Extension of the Final Offer

The Final Offer will remain open for acceptance until further notice. At least 14 days' notice will be given before the Offer is closed.

Faroe Shareholders who have not already accepted the Final Offer are encouraged to do so without delay in accordance with the following procedures:

·     acceptances of the Final Offer in respect of certificated Faroe Shares should be made by completing either the first form of acceptance which accompanied the First Offer Document (the "First Form of Acceptance") or the Final Form of Acceptance as soon as possible;

·     acceptances of the Final Offer in respect of uncertificated shares should be made electronically through CREST (an "Electronic Acceptance"). You are reminded that, if you are a CREST sponsored member, you should contact your CREST sponsor before taking any action.

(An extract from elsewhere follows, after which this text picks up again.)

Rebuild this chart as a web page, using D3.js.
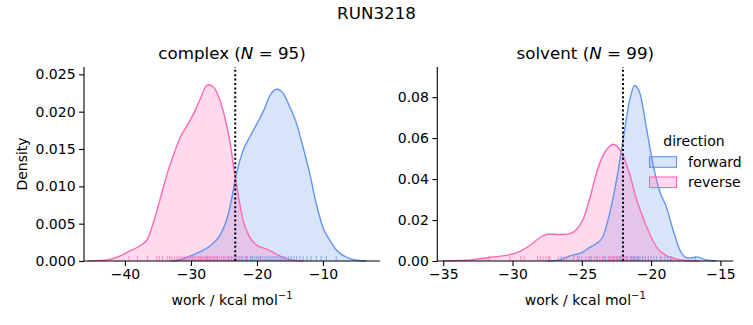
<!DOCTYPE html>
<html><head><meta charset="utf-8">
<script src="https://cdn.jsdelivr.net/npm/d3@7"></script>
<style>body{margin:0;background:#fff}svg{display:block;font-family:"DejaVu Sans",sans-serif}</style>
</head><body>
<svg id="c" width="753" height="325"></svg>
<script>
const suptitle = "RUN3218";
const directions = ["forward", "reverse"];
const colors = {forward: "#6495ED", reverse: "#FF69B4"};

// KDE curves: [work, density]
const complexForward = [[-33,0],[-32,0.0001],[-29.5,0.0009],[-27.0,0.0021],[-25.5,0.0036],[-24.5,0.0058],[-24.0,0.0076],[-23.1,0.0117],[-22.1,0.0148],[-21.1,0.0166],[-20.0,0.0184],[-19.0,0.0201],[-18.0,0.0222],[-17.0,0.0230],[-16.0,0.0224],[-15.0,0.0206],[-14.0,0.0184],[-13.0,0.0152],[-12.0,0.0117],[-11.0,0.0076],[-10.0,0.0045],[-8.9,0.0027],[-7.9,0.0014],[-6.4,0.0005],[-4.9,0.0001],[-3.4,0]];
const complexReverse = [[-45.5,0],[-44.5,0.00005],[-43.2,0.0001],[-41.2,0.0005],[-39.6,0.0012],[-37.6,0.0021],[-36.6,0.0029],[-35.6,0.0054],[-34.6,0.0085],[-33.6,0.0117],[-32.6,0.0143],[-31.6,0.0166],[-30.6,0.0181],[-29.5,0.0199],[-28.5,0.0219],[-28.0,0.0230],[-27.4,0.0236],[-26.6,0.0233],[-26.0,0.0224],[-25.0,0.0197],[-24.0,0.0155],[-23.6,0.0130],[-23.1,0.0103],[-22.6,0.0076],[-22.1,0.0054],[-21.1,0.0032],[-20.0,0.0021],[-18.5,0.0016],[-17.0,0.0009],[-15.5,0.0003],[-14.0,0.00005],[-13.0,0]];
const solventForward = [[-27.5,0],[-26.8,0.0003],[-25.8,0.0026],[-24.9,0.0045],[-24.4,0.0068],[-24.0,0.0083],[-23.5,0.0116],[-23.0,0.0230],[-22.5,0.0393],[-22.03,0.0588],[-21.55,0.0784],[-21.2,0.0857],[-20.8,0.0817],[-20.35,0.0654],[-19.87,0.0474],[-19.4,0.0344],[-18.9,0.0263],[-18.4,0.0148],[-17.9,0.0050],[-17.5,0.0018],[-17.2,0.0014],[-16.7,0.0020],[-16.0,0.0005],[-15.3,0]];
const solventReverse = [[-35.0,0],[-34.7,0.0001],[-33.0,0.0005],[-31.6,0.0018],[-30.2,0.0031],[-29.4,0.0050],[-28.7,0.0078],[-28.0,0.0116],[-27.3,0.0132],[-26.6,0.0129],[-25.8,0.0135],[-25.35,0.0156],[-24.9,0.0205],[-24.4,0.0312],[-23.96,0.0425],[-23.5,0.0512],[-23.0,0.0560],[-22.75,0.0570],[-22.4,0.0555],[-22.03,0.0515],[-21.55,0.0425],[-21.1,0.0312],[-20.6,0.0214],[-20.1,0.0132],[-19.6,0.0067],[-18.9,0.0026],[-18.2,0.0010],[-17.2,0.0001],[-16.5,0]];

// rug values
const complexForwardRug = [-29.8,-27.5,-26.0,-25.0,-24.3,-23.8,-23.2,-22.7,-22.2,-21.8,-21.4,-21.0,-20.7,-20.4,-20.1,-19.8,-19.5,-19.2,-18.9,-18.6,-18.3,-18.0,-17.7,-17.4,-17.1,-16.8,-16.5,-16.2,-15.9,-15.6,-15.2,-14.8,-14.4,-14.0,-13.5,-13.0,-12.4,-11.8,-11.0,-10.3,-9.5,-8.0];
const complexReverseRug = [-39.4,-38.1,-36.6,-35.2,-34.8,-34.3,-33.6,-33.2,-32.9,-32.5,-32.1,-31.8,-31.5,-31.2,-30.9,-30.6,-30.3,-30.0,-29.8,-29.5,-29.3,-29.0,-28.8,-28.6,-28.4,-28.2,-28.0,-27.8,-27.6,-27.4,-27.2,-27.0,-26.8,-26.6,-26.4,-26.2,-26.0,-25.7,-25.4,-25.1,-24.8,-24.5,-24.2,-23.9,-23.5,-23.0,-22.4,-21.6,-20.8,-19.5];
const solventForwardRug = [-26.5,-25.2,-24.4,-23.9,-23.4,-23.0,-22.7,-22.4,-22.2,-22.0,-21.8,-21.7,-21.5,-21.4,-21.3,-21.2,-21.1,-21.0,-20.9,-20.8,-20.6,-20.4,-20.2,-20.0,-19.8,-19.6,-19.3,-19.0,-18.8,-18.6,-16.8];
const solventReverseRug = [-31.7,-30.2,-29.4,-29.15,-28.2,-28.0,-27.8,-27.6,-27.4,-27.3,-26.7,-26.3,-26.1,-25.6,-25.3,-25.0,-24.7,-24.5,-24.3,-24.1,-23.9,-23.7,-23.5,-23.3,-23.1,-22.9,-22.8,-22.6,-22.5,-22.3,-22.1,-21.9,-21.7,-21.5,-21.3,-21.0,-20.6,-20.2,-19.3,-18.5];

const complexXTicks = [-40,-30,-20,-10];
const complexYTicks = [0,0.005,0.010,0.015,0.020,0.025];
const solventXTicks = [-35,-30,-25,-20,-15];
const solventYTicks = [0,0.02,0.04,0.06,0.08];
const refLines = {complex: -23.29, solvent: -22.03};
const counts = {complex: 95, solvent: 99};

const panels = [
  {name:"complex", x0:84, x1:380, xdom:[-46.2,-1.36], ydom:[0,0.02598], xt:complexXTicks, yt:complexYTicks, yf:".3f",
   curves:{forward:complexForward, reverse:complexReverse}, rugs:{forward:complexForwardRug, reverse:complexReverseRug}, ylabel:true},
  {name:"solvent", x0:437.3, x1:733.3, xdom:[-35.43,-14.07], ydom:[0,0.0947], xt:solventXTicks, yt:solventYTicks, yf:".2f",
   curves:{forward:solventForward, reverse:solventReverse}, rugs:{forward:solventForwardRug, reverse:solventReverseRug}, ylabel:false}
];
const yTop = 67, yBot = 261;
const svg = d3.select("#c");
const FS = 14;

svg.append("text").attr("x", 376.5).attr("y", 19).attr("text-anchor","middle").attr("font-size",16.7).text(suptitle);

panels.forEach(p => {
  const x = d3.scaleLinear().domain(p.xdom).range([p.x0, p.x1]);
  const y = d3.scaleLinear().domain(p.ydom).range([yBot, yTop]);
  const g = svg.append("g");
  const area = d3.area().x(d=>x(d[0])).y0(y(0)).y1(d=>y(d[1])).curve(d3.curveMonotoneX);
  const line = d3.line().x(d=>x(d[0])).y(d=>y(d[1])).curve(d3.curveMonotoneX);
  directions.forEach(dir => {
    g.append("path").attr("d", area(p.curves[dir])).attr("fill", colors[dir]).attr("fill-opacity", 0.25);
  });
  directions.forEach(dir => {
    g.append("path").attr("d", line(p.curves[dir])).attr("fill","none").attr("stroke", colors[dir]).attr("stroke-width",1.4);
  });
  // rugs
  directions.forEach(dir => {
    g.selectAll(null).data(p.rugs[dir]).enter().append("line")
      .attr("x1", d=>x(d)).attr("x2", d=>x(d)).attr("y1", yBot).attr("y2", yBot-5)
      .attr("stroke", colors[dir]).attr("stroke-width",1).attr("stroke-opacity",0.7);
  });
  // reference line
  g.append("line").attr("x1", x(refLines[p.name])).attr("x2", x(refLines[p.name]))
    .attr("y1", yBot).attr("y2", yTop).attr("stroke","#000").attr("stroke-width",2).attr("stroke-dasharray","2,2.4");
  // axes
  const xa = d3.axisBottom(x).tickValues(p.xt).tickSize(4.9).tickPadding(3.5).tickFormat(d3.format("d"));
  const ya = d3.axisLeft(y).tickValues(p.yt).tickSize(4.9).tickPadding(3.5).tickFormat(d3.format(p.yf));
  const gx = svg.append("g").attr("transform",`translate(0,${yBot})`).call(xa);
  const gy = svg.append("g").attr("transform",`translate(${p.x0},0)`).call(ya);
  [gx, gy].forEach(a => {
    a.select(".domain").attr("stroke","#000").attr("stroke-width",1.1);
    a.selectAll(".tick line").attr("stroke","#000").attr("stroke-width",1.1);
    a.selectAll(".tick text").attr("font-size",FS).attr("font-family","DejaVu Sans").attr("fill","#000");
  });
  gx.select(".domain").attr("d", `M${p.x0},0H${p.x1}`);
  gy.select(".domain").attr("d", `M0,${yBot}V${yTop}`);
  // title
  const cx = (p.x0 + p.x1)/2;
  const t = svg.append("text").attr("x", cx).attr("y", 59).attr("text-anchor","middle").attr("font-size",16.7);
  t.append("tspan").text(p.name + " (");
  t.append("tspan").attr("font-style","italic").text("N");
  t.append("tspan").text(" = " + counts[p.name] + ")");
  // xlabel
  const xl = svg.append("text").attr("x", cx).attr("y", 305).attr("text-anchor","middle").attr("font-size",FS);
  xl.append("tspan").text("work / kcal mol");
  xl.append("tspan").attr("dy",-6).attr("font-size",10).text("−1");
  if (p.ylabel) {
    svg.append("text").attr("transform",`translate(27,${(yTop+yBot)/2}) rotate(-90)`).attr("text-anchor","middle")
      .attr("font-size",FS).text("Density");
  }
});

// legend
const lg = svg.append("g");
lg.append("text").attr("x", 694).attr("y", 146).attr("text-anchor","middle").attr("font-size",FS).text("direction");
directions.forEach((dir,i) => {
  const yy = 156.7 + i*20.3;
  lg.append("rect").attr("x",649.5).attr("y",yy).attr("width",27).attr("height",10.6)
    .attr("fill",colors[dir]).attr("fill-opacity",0.25).attr("stroke",colors[dir]).attr("stroke-width",1.1);
  lg.append("text").attr("x",688).attr("y",yy+10).attr("font-size",FS).text(dir);
});
</script>
</body></html>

If you have any questions about the Final Offer or are in any doubt as to how to complete the First Form of Acceptance or the Final Form of Acceptance or the making of an Electronic Acceptance (as the case may be), please contact Equiniti Limited on 0333 207 6399 or +44 121 415 0973 (if calling from outside the UK). Lines are open from 8.30 a.m. to 5.30 p.m. (London time) Monday to Friday (excluding English and Welsh public holidays).

The Final Offer Document and Final Form of Acceptance were published on 8 January 2019 and are available on DNO's website at https://www.dno.no/en/investor-relations/offer_announcement_26November.

Settlement

The consideration due to accepting Faroe Shareholders is expected to be despatched either on or before 25 January 2019, in respect of acceptances complete in all respects and received not later than 5.00 p.m. on 11 January 2019, or within 14 days of the date of receipt of further acceptances which are valid and complete in all respects.

Cancellation of trading and re-registration

If, by virtue of its shareholdings and acceptances of the Final Offer (or deemed acceptances thereof) DNO acquires, or agrees to acquire, issued share capital carrying 75 percent or more of the voting rights of Faroe, DNO intends to procure that Faroe makes an application, subject to the requirements of the London Stock Exchange, for the cancellation of the admission to trading of Faroe Shares on AIM.

Following the cancellation of trading of the Faroe Shares on AIM, Faroe will be re‑registered as a private limited company under the relevant provisions of the Companies Act.

The cancellation of trading of Faroe Shares on AIM and the re-registration of Faroe as a private limited company will significantly reduce the liquidity and marketability of any Faroe Shares not assented to the Final Offer at that time. Any remaining Faroe Shareholders would become minority shareholders in a majority controlled private limited company and may therefore be unable to sell their Faroe Shares. There can be no certainty that Faroe would pay any further dividends or other distributions or that such minority Faroe Shareholders would again be offered an opportunity to sell their Faroe Shares on terms which are equivalent to or no less advantageous than those under the Final Offer.

Compulsory Acquisition

As anticipated in the Final Offer Document, if DNO receives acceptances under the Final Offer in respect of, or otherwise acquires, 90 percent or more of the Faroe Shares to which the Final Offer relates, DNO intends to exercise its rights pursuant to the provisions of Chapter 3 of Part 28 of the Companies Act to acquire compulsorily the remaining Faroe Shares in respect of which the Final Offer has not been accepted.